Source excerpt:
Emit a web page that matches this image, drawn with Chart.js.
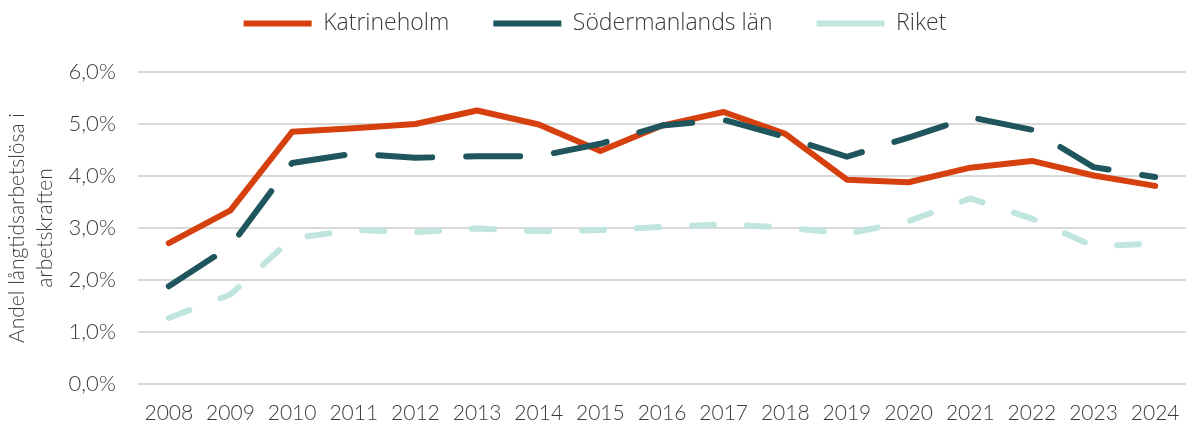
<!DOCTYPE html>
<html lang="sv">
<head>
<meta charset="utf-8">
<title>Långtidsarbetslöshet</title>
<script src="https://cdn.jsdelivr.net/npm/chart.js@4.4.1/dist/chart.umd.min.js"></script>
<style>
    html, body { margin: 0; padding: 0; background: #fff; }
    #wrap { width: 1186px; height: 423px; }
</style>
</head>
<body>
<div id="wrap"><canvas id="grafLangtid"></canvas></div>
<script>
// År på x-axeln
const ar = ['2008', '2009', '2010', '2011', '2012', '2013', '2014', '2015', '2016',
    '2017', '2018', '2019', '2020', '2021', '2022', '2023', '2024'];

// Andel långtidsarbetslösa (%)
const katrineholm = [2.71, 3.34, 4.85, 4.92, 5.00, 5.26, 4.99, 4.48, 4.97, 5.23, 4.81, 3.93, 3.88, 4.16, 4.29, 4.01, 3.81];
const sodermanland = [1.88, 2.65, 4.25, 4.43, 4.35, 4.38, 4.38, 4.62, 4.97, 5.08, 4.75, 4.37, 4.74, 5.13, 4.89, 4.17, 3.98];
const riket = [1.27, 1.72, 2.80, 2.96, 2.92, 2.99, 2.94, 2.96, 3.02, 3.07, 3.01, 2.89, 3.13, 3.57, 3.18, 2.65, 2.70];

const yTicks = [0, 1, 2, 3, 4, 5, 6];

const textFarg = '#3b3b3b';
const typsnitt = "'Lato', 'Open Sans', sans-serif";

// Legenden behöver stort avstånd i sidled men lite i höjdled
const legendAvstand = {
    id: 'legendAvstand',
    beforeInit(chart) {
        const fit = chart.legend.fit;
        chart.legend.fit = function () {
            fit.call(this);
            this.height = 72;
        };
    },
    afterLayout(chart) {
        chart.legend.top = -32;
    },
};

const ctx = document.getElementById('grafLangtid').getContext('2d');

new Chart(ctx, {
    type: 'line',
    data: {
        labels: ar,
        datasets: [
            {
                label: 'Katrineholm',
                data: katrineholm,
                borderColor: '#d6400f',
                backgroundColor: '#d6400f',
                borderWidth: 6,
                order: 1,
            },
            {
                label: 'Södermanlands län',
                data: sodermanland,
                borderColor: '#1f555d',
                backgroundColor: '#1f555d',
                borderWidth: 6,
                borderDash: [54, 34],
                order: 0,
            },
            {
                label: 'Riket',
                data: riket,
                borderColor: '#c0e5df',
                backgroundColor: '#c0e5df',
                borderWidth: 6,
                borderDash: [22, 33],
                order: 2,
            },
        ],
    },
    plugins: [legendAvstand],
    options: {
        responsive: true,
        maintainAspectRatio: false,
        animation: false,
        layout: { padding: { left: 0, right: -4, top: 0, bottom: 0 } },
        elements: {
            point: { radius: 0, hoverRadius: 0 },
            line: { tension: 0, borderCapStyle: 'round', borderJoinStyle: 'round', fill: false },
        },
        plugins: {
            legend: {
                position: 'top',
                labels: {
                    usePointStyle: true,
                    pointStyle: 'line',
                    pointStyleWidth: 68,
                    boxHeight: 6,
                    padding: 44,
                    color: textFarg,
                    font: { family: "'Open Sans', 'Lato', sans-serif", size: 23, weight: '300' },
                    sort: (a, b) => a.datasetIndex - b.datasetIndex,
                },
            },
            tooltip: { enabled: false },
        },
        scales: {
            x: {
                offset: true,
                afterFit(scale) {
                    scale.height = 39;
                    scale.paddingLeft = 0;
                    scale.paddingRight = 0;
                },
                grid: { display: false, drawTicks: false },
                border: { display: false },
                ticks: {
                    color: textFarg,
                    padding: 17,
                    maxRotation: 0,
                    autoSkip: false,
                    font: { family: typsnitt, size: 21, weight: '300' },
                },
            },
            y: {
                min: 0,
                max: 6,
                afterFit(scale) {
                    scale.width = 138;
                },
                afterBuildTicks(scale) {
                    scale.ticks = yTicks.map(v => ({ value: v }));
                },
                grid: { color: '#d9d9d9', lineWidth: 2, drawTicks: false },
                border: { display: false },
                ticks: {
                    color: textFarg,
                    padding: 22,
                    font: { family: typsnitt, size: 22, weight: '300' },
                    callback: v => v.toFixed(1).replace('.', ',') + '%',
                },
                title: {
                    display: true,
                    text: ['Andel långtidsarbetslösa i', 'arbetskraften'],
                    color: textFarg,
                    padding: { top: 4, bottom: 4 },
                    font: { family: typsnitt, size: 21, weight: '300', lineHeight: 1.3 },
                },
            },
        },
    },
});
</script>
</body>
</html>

Work to do:
Restate each line from the start of the listing through the line bearing "ctx = document.getElementById('grafLangtid').getContext('2d');" word for word. Drop the pictures.

Response below:
Emit a web page that matches this image, drawn with Chart.js.
<!DOCTYPE html>
<html lang="sv">
<head>
<meta charset="utf-8">
<title>Långtidsarbetslöshet</title>
<script src="https://cdn.jsdelivr.net/npm/chart.js@4.4.1/dist/chart.umd.min.js"></script>
<style>
    html, body { margin: 0; padding: 0; background: #fff; }
    #wrap { width: 1186px; height: 423px; }
</style>
</head>
<body>
<div id="wrap"><canvas id="grafLangtid"></canvas></div>
<script>
// År på x-axeln
const ar = ['2008', '2009', '2010', '2011', '2012', '2013', '2014', '2015', '2016',
    '2017', '2018', '2019', '2020', '2021', '2022', '2023', '2024'];

// Andel långtidsarbetslösa (%)
const katrineholm = [2.71, 3.34, 4.85, 4.92, 5.00, 5.26, 4.99, 4.48, 4.97, 5.23, 4.81, 3.93, 3.88, 4.16, 4.29, 4.01, 3.81];
const sodermanland = [1.88, 2.65, 4.25, 4.43, 4.35, 4.38, 4.38, 4.62, 4.97, 5.08, 4.75, 4.37, 4.74, 5.13, 4.89, 4.17, 3.98];
const riket = [1.27, 1.72, 2.80, 2.96, 2.92, 2.99, 2.94, 2.96, 3.02, 3.07, 3.01, 2.89, 3.13, 3.57, 3.18, 2.65, 2.70];

const yTicks = [0, 1, 2, 3, 4, 5, 6];

const textFarg = '#3b3b3b';
const typsnitt = "'Lato', 'Open Sans', sans-serif";

// Legenden behöver stort avstånd i sidled men lite i höjdled
const legendAvstand = {
    id: 'legendAvstand',
    beforeInit(chart) {
        const fit = chart.legend.fit;
        chart.legend.fit = function () {
            fit.call(this);
            this.height = 72;
        };
    },
    afterLayout(chart) {
        chart.legend.top = -32;
    },
};

const ctx = document.getElementById('grafLangtid').getContext('2d');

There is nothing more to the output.